Despite predictions that the number of Americans seeking jobless benefits would drop for the second consecutive week, more than 1 million laid-off employees requested benefits last week, the U.S. Department of Labor (DOL) reported on Thursday (Aug. 20).
For the week ending Aug. 15, the advance figure for seasonally adjusted initial claims was 1,106,000, up from 135,000 from the previous week’s revised level. The previous week’s level was revised up by 8,000 from 963,000 to 971,000.
Economists surveyed by Bloomberg News before the release of the latest numbers expected a drop in initial claims. These latest numbers boost total initial claims over the past 22 weeks to more than 57 million.
“One has to be disappointed to see the rebound in new claims for unemployment benefits, including gains for several key states including New York, New Jersey, Texas and Florida,” said Mark Hamrick, senior economic analyst with Bankrate.com, in a statement. “The latest number of new claims is five times that pre-pandemic weekly average.”
By way of comparison, he said, in the first 11 weeks of the year before the pandemic and lockdown restrictions took hold, the average number of new weekly jobless claims was just 218,000.
The latest data comes as Congress is deadlocked over a new stimulus package. The federal $600 weekly unemployment benefit expired at the end of July.
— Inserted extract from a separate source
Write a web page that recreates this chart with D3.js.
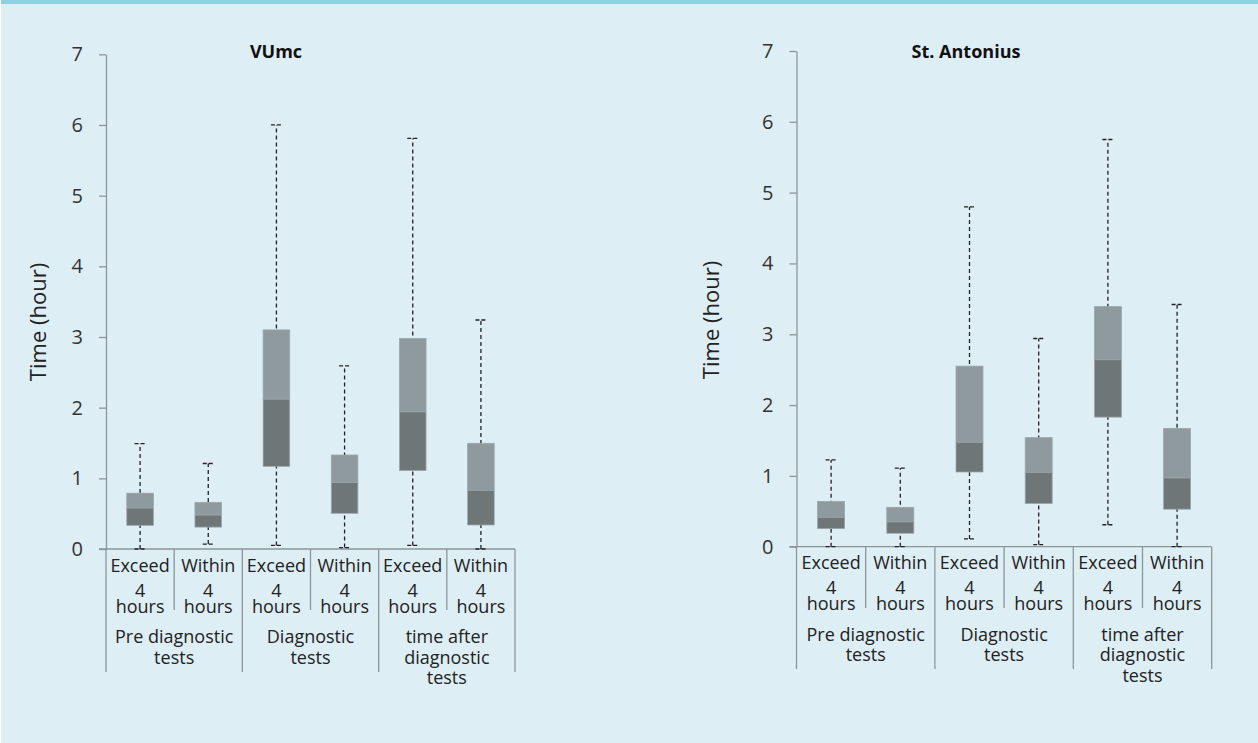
<!DOCTYPE html>
<html>
<head>
<meta charset="utf-8">
<script src="https://cdn.jsdelivr.net/npm/d3@7"></script>
<style>
  html, body { margin: 0; padding: 0; background: #ffffff; }
  svg { display: block; }
</style>
</head>
<body>
<svg id="chart" width="1258" height="743"></svg>
<script>
// ---------- DATA ----------
const categories = ["Exceed 4 hours", "Within 4 hours", "Exceed 4 hours", "Within 4 hours", "Exceed 4 hours", "Within 4 hours"];
const catLines = [["Exceed", "4", "hours"], ["Within", "4", "hours"], ["Exceed", "4", "hours"], ["Within", "4", "hours"], ["Exceed", "4", "hours"], ["Within", "4", "hours"]];
const groups = [["Pre diagnostic", "tests"], ["Diagnostic", "tests"], ["time after", "diagnostic", "tests"]];
const yTicks = [0, 1, 2, 3, 4, 5, 6, 7];

const titles = ["VUmc", "St. Antonius"];
const yAxisTitle = "Time (hour)";

// VUmc
const vuMin    = [0.00, 0.07, 0.05, 0.02, 0.05, 0.00];
const vuQ1     = [0.335, 0.31, 1.17, 0.505, 1.11, 0.34];
const vuMedian = [0.58, 0.48, 2.12, 0.94, 1.94, 0.83];
const vuQ3     = [0.79, 0.66, 3.10, 1.33, 2.98, 1.495];
const vuMax    = [1.49, 1.21, 6.00, 2.59, 5.81, 3.24];

// St. Antonius
const saMin    = [0.00, 0.00, 0.11, 0.03, 0.31, 0.00];
const saQ1     = [0.255, 0.19, 1.055, 0.61, 1.83, 0.53];
const saMedian = [0.415, 0.35, 1.475, 1.05, 2.64, 0.97];
const saQ3     = [0.64, 0.556, 2.55, 1.54, 3.39, 1.67];
const saMax    = [1.225, 1.11, 4.80, 2.94, 5.75, 3.42];

// ---------- LAYOUT ----------
const svg = d3.select("#chart");
const W = 1258, H = 743;

svg.append("rect").attr("x", 1).attr("y", 0).attr("width", W - 1).attr("height", H).attr("fill", "#deeef5");
svg.append("rect").attr("x", 1).attr("y", 0).attr("width", W - 1).attr("height", 4).attr("fill", "#8fd0e3");

const panels = [
  { title: titles[0], titleX: 276, titleY: 58, x0: 106, x1: 515, y0: 549, y7: 54.3,
    labelX: 46, labelY: 322, innerDivEnd: 610, groupDivEnd: 672,
    min: vuMin, q1: vuQ1, med: vuMedian, q3: vuQ3, max: vuMax },
  { title: titles[1], titleX: 966, titleY: 57.5, x0: 796.5, x1: 1211.7, y0: 546.7, y7: 51,
    labelX: 719, labelY: 320, innerDivEnd: 608, groupDivEnd: 669,
    min: saMin, q1: saQ1, med: saMedian, q3: saQ3, max: saMax }
];

const axisColor = "#8c9699";
const textColor = "#222222";
const fontMain = "'Open Sans', 'DejaVu Sans', sans-serif";

panels.forEach(p => {
  const g = svg.append("g");
  const y = d3.scaleLinear().domain([0, 7]).range([p.y0, p.y7]);
  const x = d3.scaleBand().domain(d3.range(categories.length)).range([p.x0, p.x1]).paddingInner(0).paddingOuter(0);
  const bw = x.bandwidth();
  const boxW = bw * 0.39;

  // title
  g.append("text").attr("x", p.titleX).attr("y", p.titleY)
    .attr("text-anchor", "middle").attr("font-family", fontMain)
    .attr("font-weight", "bold").attr("font-size", 18).attr("fill", "#111")
    .text(p.title);

  // y axis title
  g.append("text")
    .attr("transform", `translate(${p.labelX},${p.labelY}) rotate(-90)`)
    .attr("text-anchor", "middle").attr("font-family", fontMain)
    .attr("font-size", 22).attr("fill", textColor)
    .text(yAxisTitle);

  // y axis
  const yAxis = d3.axisLeft(y).tickValues(yTicks).tickFormat(d3.format("d"))
    .tickSize(7).tickSizeOuter(0).tickPadding(16);
  const ya = g.append("g").attr("transform", `translate(${p.x0},0)`).call(yAxis);
  ya.select(".domain").attr("stroke", axisColor).attr("stroke-width", 1.3);
  ya.selectAll(".tick line").attr("stroke", axisColor).attr("stroke-width", 1.3);
  ya.selectAll(".tick text").attr("font-family", fontMain).attr("font-size", 20).attr("fill", "#333");

  // x axis baseline
  g.append("line").attr("x1", p.x0 - 7).attr("x2", p.x1).attr("y1", y(0)).attr("y2", y(0))
    .attr("stroke", axisColor).attr("stroke-width", 1.3);

  // category dividers
  const edges = d3.range(categories.length + 1);
  g.selectAll("line.div").data(edges).join("line")
    .attr("x1", i => i < categories.length ? x(i) : p.x1)
    .attr("x2", i => i < categories.length ? x(i) : p.x1)
    .attr("y1", y(0))
    .attr("y2", i => (i % 2 === 0) ? p.groupDivEnd : p.innerDivEnd)
    .attr("stroke", axisColor).attr("stroke-width", 1.3);

  // category labels (one text element per category, lines as tspans)
  const rowY = [p.y0 + 22.7, p.y0 + 47.5, p.y0 + 63.5];
  catLines.forEach((lines, i) => {
    const t = g.append("text").attr("text-anchor", "middle").attr("font-family", fontMain)
      .attr("font-size", 18).attr("fill", textColor);
    lines.forEach((s, j) => {
      t.append("tspan").attr("x", x(i) + bw / 2).attr("y", rowY[j]).text(s);
    });
  });

  // group labels
  const groupY = [p.y0 + 94, p.y0 + 114.5, p.y0 + 135];
  groups.forEach((lines, gi) => {
    const cx = x(gi * 2) + bw;
    const t = g.append("text").attr("text-anchor", "middle").attr("font-family", fontMain)
      .attr("font-size", 18).attr("fill", textColor);
    lines.forEach((s, j) => {
      t.append("tspan").attr("x", cx).attr("y", groupY[j]).text(s);
    });
  });

  const idx = d3.range(categories.length);
  const cxOf = i => x(i) + bw / 2;

  // whiskers
  g.selectAll("line.whisker").data(idx).join("line")
    .attr("x1", cxOf).attr("x2", cxOf)
    .attr("y1", i => y(p.min[i])).attr("y2", i => y(p.max[i]))
    .attr("stroke", "#222").attr("stroke-width", 1.3).attr("stroke-dasharray", "4,3");
  // caps
  ["min", "max"].forEach(k => {
    g.selectAll("line.cap" + k).data(idx).join("line")
      .attr("x1", i => cxOf(i) - 5.5).attr("x2", i => cxOf(i) + 5.5)
      .attr("y1", i => y(p[k][i])).attr("y2", i => y(p[k][i]))
      .attr("stroke", "#222").attr("stroke-width", 1.3).attr("stroke-dasharray", "4,2");
  });

  // upper box (median -> q3)
  g.selectAll("rect.upper").data(idx).join("rect")
    .attr("x", i => cxOf(i) - boxW / 2).attr("width", boxW)
    .attr("y", i => y(p.q3[i])).attr("height", i => y(p.med[i]) - y(p.q3[i]))
    .attr("fill", "#8f9a9e").attr("stroke", "#9aa6aa").attr("stroke-width", 0.8);
  // lower box (q1 -> median)
  g.selectAll("rect.lower").data(idx).join("rect")
    .attr("x", i => cxOf(i) - boxW / 2).attr("width", boxW)
    .attr("y", i => y(p.med[i])).attr("height", i => y(p.q1[i]) - y(p.med[i]))
    .attr("fill", "#6e7678").attr("stroke", "#9aa6aa").attr("stroke-width", 0.8);
});
</script>
</body>
</html>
Lawmakers have been unable to agree on how much the benefit should be.
Earlier this month, President Donald Trump signed an executive order earlier to provide unemployed workers $400 in weekly unemployment benefits provided the state they live in contributes $100 of those weekly benefits.
But the Federal Emergency Management Agency, the agency responsible for managing the distribution of the benefits, reported only seven states, Arizona, Colorado, Iowa, Louisiana, Missouri, New Mexico and Utah, have been approved to participate in the program.